Many different contributions of writers and practitioners have resulted in different approaches to management. The following table summarizes the major contributions of management writers and practitioners:
Name of the contributors Year Contribution
Frederick W. Taylor 1911 Scientific Management
Henri Fayol 1916 Modern Operational Management Theory
Elton Mayo and F. J. Roethlisberger 1933 Behavioral Sciences
Chester Barnard 1938 Systems Theory
W. Edwards Deming Immediate after World War II Quality Management
Thomas Peter and Robert Waterman 1982 Modern Management Thought
To Islamize the knowledge regarding management, the course instructor has to relate the Islamic concept to the conventional concepts of management. To do so, the person has to do some research works. For doing the research work they may follow both the library research as well as empirical research. For both the research, the researcher will have to study the Quran and the Sunnah, and the literatures of the early successful Muslim practitioner. For empirical research, the researcher may use some successful business and service organizations which are following the Islamic principles in their activities, as the sample. They can use both the primary and secondary data for study.

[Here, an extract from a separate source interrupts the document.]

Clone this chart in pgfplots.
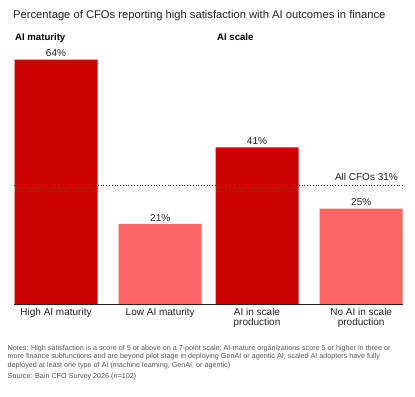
\documentclass[border=0pt]{standalone}
\usepackage{pgfplots}
\pgfplotsset{compat=1.18}
\usepackage{fontspec}
\setmainfont{Liberation Sans}
\definecolor{darkred}{HTML}{CC0000}
\definecolor{lightred}{HTML}{FF6666}
\definecolor{txt}{HTML}{222222}
\definecolor{note}{HTML}{555555}
\begin{document}
\begin{tikzpicture}[x=1bp,y=1bp]
\useasboundingbox (0,0) rectangle (415,397);
\fill[white] (0,0) rectangle (415,397);
\begin{axis}[
  at={(14bp,93bp)}, anchor=origin,
  scale only axis, width=389bp, height=267.4bp,
  xmin=14, xmax=403, ymin=0, ymax=70,
  axis lines=none, clip=false,
  ybar, bar width=83bp, bar shift=0pt,
  xtick=\empty, ytick=\empty,
  /pgf/number format/assume math mode=true,
  nodes near coords={\pgfmathprintnumber{\pgfplotspointmeta}\%},
  every node near coord/.append style={font=\fontsize{10bp}{12bp}\selectfont, text=txt, yshift=-1bp},
]
\addplot[fill=darkred, draw=none] coordinates {(56,64) (257,41)};
\addplot[fill=lightred, draw=none] coordinates {(160.2,21) (361.2,25)};
\draw[txt, line width=0.8bp] (axis cs:14,0) -- (axis cs:403,0);
\draw[txt, dotted, line width=0.8bp] (axis cs:14,31) -- (axis cs:403,31);
\node[anchor=base east, font=\fontsize{10bp}{12bp}\selectfont, text=txt, inner sep=0pt] at (axis cs:398,32.4) {All CFOs 31\%};
\end{axis}
\node[anchor=base west, inner sep=0pt, font=\fontsize{11.2bp}{13bp}\selectfont, text=txt] at (13,378.5) {Percentage of CFOs reporting high satisfaction with AI outcomes in finance};
\node[anchor=base west, inner sep=0pt, font=\fontsize{9.6bp}{11bp}\selectfont\bfseries, text=black] at (15,357) {AI maturity};
\node[anchor=base west, inner sep=0pt, font=\fontsize{9.6bp}{11bp}\selectfont\bfseries, text=black] at (217,357) {AI scale};
\begin{scope}[every node/.style={anchor=base, inner sep=0pt, align=center, font=\fontsize{10bp}{10bp}\selectfont, text=txt}]
\node at (56,81.5) {High AI maturity};
\node at (160.2,81.5) {Low AI maturity};
\node[anchor=north] at (257,89) {AI in scale\\production};
\node[anchor=north] at (361.2,89) {No AI in scale\\production};
\end{scope}
\node[anchor=north west, inner sep=0pt, align=left, font=\fontsize{7.2bp}{8.3bp}\selectfont, text=note] at (7.5,52) {Notes: High satisfaction is a score of 5 or above on a 7-point scale; AI-mature organizations score 5 or higher in three or\\more finance subfunctions and are beyond pilot stage in deploying GenAI or agentic AI; scaled AI adopters have fully\\deployed at least one type of AI (machine learning, GenAI, or agentic)};
\node[anchor=base west, inner sep=0pt, font=\fontsize{7.2bp}{8bp}\selectfont, text=note] at (7.5,19) {Source: Bain CFO Survey 2026 (n=102)};
\end{tikzpicture}
\end{document}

After completing the research, the researchers will have to incorporate the new findings with the existing conventional approaches to management. And the duty of the teachers will be to prepare the reading materials by incorporating the Islamic concepts and spread out the knowledge among the existing and future practitioners.

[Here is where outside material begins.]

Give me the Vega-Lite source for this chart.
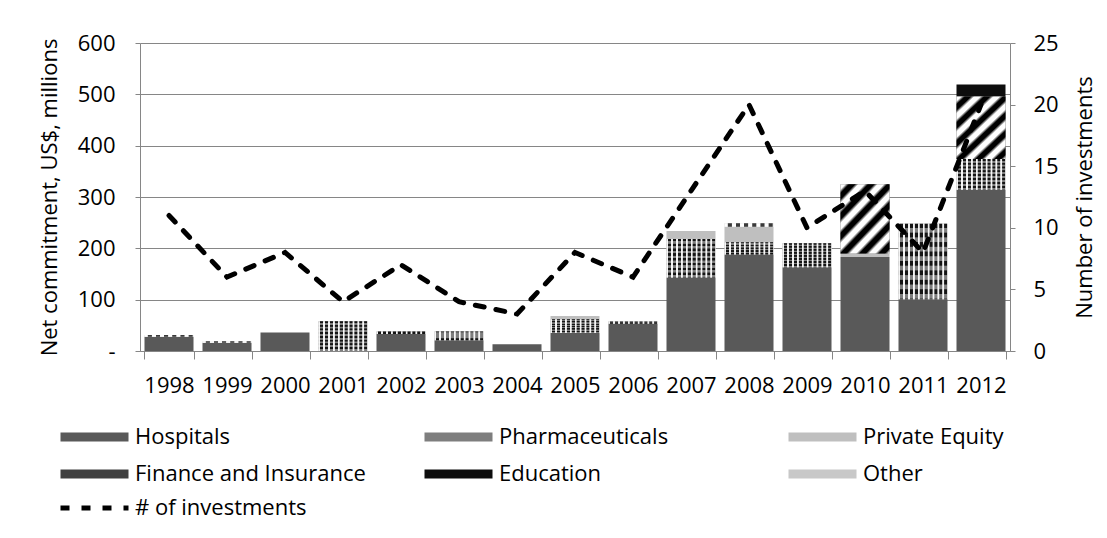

Islamic Epistemological Critique of Basic Concepts and Paradigms
Allah is the only one source of knowledge. Man cannot know any small part of His knowledge but whatever He wants. The last Devine book, Al-Quran and the earlier books that He sent are full of different types of knowledge whatever is needed for man. A lot of glorious histories of the Muslim are present. Considering knowledge, now they are very poor. They don’t have any literature of the managerial systems of early successful leaders and businessmen who were Muslim in practice. However, the literatures we have and the basic sources of knowledge, al-Quran and the Sunnah, are not being studied properly by us and not practiced the lessons as well.
To build up the awareness among the practitioners and to spread the knowledge of Islam regarding any discipline and arena, we will have to try our best from every sector where we are.

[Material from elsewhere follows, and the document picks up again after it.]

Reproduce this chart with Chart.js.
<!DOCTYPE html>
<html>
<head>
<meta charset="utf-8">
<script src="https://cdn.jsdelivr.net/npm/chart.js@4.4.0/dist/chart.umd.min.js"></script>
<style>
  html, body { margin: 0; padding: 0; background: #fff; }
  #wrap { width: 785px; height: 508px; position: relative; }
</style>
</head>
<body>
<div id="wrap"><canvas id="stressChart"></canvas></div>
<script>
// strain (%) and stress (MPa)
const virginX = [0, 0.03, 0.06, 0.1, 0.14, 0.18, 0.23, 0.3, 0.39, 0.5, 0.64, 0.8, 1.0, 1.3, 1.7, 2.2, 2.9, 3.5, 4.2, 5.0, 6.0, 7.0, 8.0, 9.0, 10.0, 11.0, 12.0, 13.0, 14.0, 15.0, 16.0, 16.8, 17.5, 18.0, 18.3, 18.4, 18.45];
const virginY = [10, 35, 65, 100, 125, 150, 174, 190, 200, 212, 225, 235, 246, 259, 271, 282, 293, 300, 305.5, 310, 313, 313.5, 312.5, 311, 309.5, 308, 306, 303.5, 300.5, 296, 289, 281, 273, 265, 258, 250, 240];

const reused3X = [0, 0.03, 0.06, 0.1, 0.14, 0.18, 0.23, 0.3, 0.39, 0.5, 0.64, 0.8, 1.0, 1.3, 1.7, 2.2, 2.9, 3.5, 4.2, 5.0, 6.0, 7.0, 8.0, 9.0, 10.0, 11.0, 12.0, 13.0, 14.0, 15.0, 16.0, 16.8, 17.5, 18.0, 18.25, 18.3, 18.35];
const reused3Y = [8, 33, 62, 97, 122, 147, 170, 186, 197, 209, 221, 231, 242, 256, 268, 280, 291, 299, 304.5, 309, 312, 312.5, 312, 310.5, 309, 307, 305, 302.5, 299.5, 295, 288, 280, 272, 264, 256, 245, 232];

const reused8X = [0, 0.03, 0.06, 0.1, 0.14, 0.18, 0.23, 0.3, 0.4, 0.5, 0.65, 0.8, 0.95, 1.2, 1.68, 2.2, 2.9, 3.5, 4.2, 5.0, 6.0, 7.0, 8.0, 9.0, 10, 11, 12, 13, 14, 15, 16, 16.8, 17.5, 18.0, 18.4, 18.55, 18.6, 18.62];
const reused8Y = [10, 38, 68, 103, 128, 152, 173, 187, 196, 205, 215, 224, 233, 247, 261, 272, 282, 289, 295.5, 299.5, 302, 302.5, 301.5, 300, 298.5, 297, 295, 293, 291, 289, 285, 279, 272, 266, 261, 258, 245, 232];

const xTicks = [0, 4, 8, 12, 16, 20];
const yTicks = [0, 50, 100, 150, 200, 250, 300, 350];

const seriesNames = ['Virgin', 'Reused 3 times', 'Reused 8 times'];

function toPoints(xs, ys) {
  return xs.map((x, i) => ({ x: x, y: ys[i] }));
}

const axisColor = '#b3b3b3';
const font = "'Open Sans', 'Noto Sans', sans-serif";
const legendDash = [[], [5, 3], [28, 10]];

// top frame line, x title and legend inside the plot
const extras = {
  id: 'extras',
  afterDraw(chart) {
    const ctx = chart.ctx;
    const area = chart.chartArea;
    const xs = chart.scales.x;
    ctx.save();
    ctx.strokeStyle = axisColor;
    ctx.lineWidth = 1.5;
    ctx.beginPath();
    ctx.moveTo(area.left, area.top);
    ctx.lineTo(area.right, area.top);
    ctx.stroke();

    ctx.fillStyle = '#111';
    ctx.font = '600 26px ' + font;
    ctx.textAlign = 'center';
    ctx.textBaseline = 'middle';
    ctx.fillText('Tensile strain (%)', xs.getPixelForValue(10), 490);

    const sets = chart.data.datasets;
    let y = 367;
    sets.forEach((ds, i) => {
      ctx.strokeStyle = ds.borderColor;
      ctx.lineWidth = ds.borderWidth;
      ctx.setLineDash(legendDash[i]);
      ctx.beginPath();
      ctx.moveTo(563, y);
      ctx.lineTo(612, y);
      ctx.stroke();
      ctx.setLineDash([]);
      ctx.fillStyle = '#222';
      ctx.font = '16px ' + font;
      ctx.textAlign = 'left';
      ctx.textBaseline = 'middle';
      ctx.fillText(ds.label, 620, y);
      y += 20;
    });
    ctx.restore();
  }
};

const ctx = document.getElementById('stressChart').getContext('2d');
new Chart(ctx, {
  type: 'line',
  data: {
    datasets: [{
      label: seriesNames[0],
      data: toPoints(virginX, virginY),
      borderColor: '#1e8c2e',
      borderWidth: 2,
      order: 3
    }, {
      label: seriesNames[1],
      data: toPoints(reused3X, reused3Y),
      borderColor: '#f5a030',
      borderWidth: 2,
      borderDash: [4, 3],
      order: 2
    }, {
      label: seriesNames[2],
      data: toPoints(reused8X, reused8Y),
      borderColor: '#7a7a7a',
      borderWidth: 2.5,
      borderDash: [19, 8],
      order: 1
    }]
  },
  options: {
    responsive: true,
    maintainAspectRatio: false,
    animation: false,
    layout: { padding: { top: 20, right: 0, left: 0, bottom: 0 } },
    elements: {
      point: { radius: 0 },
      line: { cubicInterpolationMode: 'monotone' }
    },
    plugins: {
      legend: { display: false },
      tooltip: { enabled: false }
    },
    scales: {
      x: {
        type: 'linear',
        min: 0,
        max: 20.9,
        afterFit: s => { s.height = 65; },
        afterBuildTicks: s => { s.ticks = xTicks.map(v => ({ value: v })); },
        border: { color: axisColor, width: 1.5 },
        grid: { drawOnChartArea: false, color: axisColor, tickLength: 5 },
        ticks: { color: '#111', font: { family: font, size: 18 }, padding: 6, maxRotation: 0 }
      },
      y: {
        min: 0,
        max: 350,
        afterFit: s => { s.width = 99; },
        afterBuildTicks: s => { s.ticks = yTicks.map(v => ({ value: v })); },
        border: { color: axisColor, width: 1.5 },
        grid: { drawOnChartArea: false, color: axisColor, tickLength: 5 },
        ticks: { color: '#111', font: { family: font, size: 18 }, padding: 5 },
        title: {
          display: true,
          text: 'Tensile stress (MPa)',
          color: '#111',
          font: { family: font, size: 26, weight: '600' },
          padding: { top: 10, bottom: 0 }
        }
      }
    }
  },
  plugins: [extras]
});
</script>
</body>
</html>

Islamic Epistemological Introduction to the Discipline of Management
It is evident that traditional authors of management have not mentioned any contribution of Islam in management. The contributions of Islam in different aspects of management can never be over emphasized. According to the Holy Quran, Holy Prophet (SAW) and companions (RA) faced lot of problems in managing the Islamic state and they solved those problems by introducing divine principles and guidance given by Allah (SWT). Prophet Muhammad’s (SAW) contributions and the contributions of four caliphs were great to the development of management.
As a small part of the Muslim Ummah, we, the teachers, can reform the course curriculum of management by adding Islamic inputs with the existing outlines. For example, the reformed curriculum of Fundamentals of Management is mentioned bellow:
Course Title: Fundamentals of Management
Introduction of Management: Definition of management; Historical development of management; Nature, purpose, functions and principles of management; Schools of management; Needs for organizations and managers; Managerial responsibility; Managerial skills; Basic managerial roles; Concept of productivity, effectiveness and efficiency; Managerial and organizational performance; Definition and principles of Islamic Management.
Environment: Meaning; Internal and external environment of organizations; Components of external environment; Elements of direct action environment; Elements of indirect action environment; International environment; Managing environment; Components of environment from Islamic perspective; Islamic approach to managing environment.
Planning: Concept of planning; Nature of planning; Types of planning; Steps in planning process; Tools and techniques for planning; Concept of planning in Islam; Islamic principles of planning.
Objectives: Meaning of objectives; Nature of objectives; Setting objectives; Management by Objectives (MBO); Process of MBO; Benefits and weaknesses of MBO; Islamic guidelines for setting objectives.
Decision Making: Definition; Decision making condition; Decision making process; Guidelines of Islam for decision making; Benefits of management by Shura; Problem and opportunity finding; Nature of managerial decision making; Other factors in decision making; Decision support system.
Organizing: Definition; Principles of organizing; Organization structure; Departmentation; Line and staff organization; Span of management; Delegation of authority; Centralization and decentralization; Organizing in an Islamic perspective; Coordination; Committee and group decision making.
Leading and Motivation: Concept of leading and leadership; Qualities of a good leader; Human factors in managing; Relevant theories and styles of leading; Leadership in Islam; Creativity and innovation; Concept of motivation; Motivators; Theories of motivation; Motivation in Islam.
Controlling: Meaning and importance of control; Types of control methods; Control process; Requirements of effective control; Information systems and control; Controlling in Islam.
1. Harold Koontz and Heinz Weihrich, “Management”, McGraw-Hill Book Company, New York (USA)
2. James A F Stonner and R Edward Freeman, “Management”, Prentice Hall of India Private Limited, New Delhi.
3. R.W. Griffin.”Management”, A.I.T.B.S. Publishers and distributor, New Delhi.
4. John M. Ivancevich, James H. Donnelly, Jr. and James L. Gibson, “Management, Principles and Functions”, Richard D. Irwin Inc. Illinois (USA).
5. Terry and Franklin, “Principles of Management”
6. Randal, B.D. and Pierce, J. L., “Management”
7. E. Dale, “Management Theories and Practice”
8. Nacir Jabnoun, “Islam and Management”
9. Dr. Golam Mohiuddin, “Islamic Management”, University Grand Commission, Dhaka.
10. Dr. Khaliq Ahmad, “Management: From an Islamic Perspective”, International Islamic University Malaysia.
This curriculum is prepared by adding the Islamic inputs with the existing course curriculum of Fundamentals of Management, Department of Management under Dhaka University. The Italic words are the new Islamic inputs.
Role of Fiqh al muamalaat al maaliyyat
Without fund nothing good can be done. For research and other related works there is a lot of needs of money. The persons or the institutions that have funds, their moral responsibility is to support the persons to make some contributions in the discipline of management for helping the practitioners to be practical in life.
Since, there is no single problem or discipline of which better solution is not present in the guidance of Islam, a better approach to management is also present here. And our duty is to find out the Islamic approaches to management and spread out the knowledge among the practitioners, both existing and potential.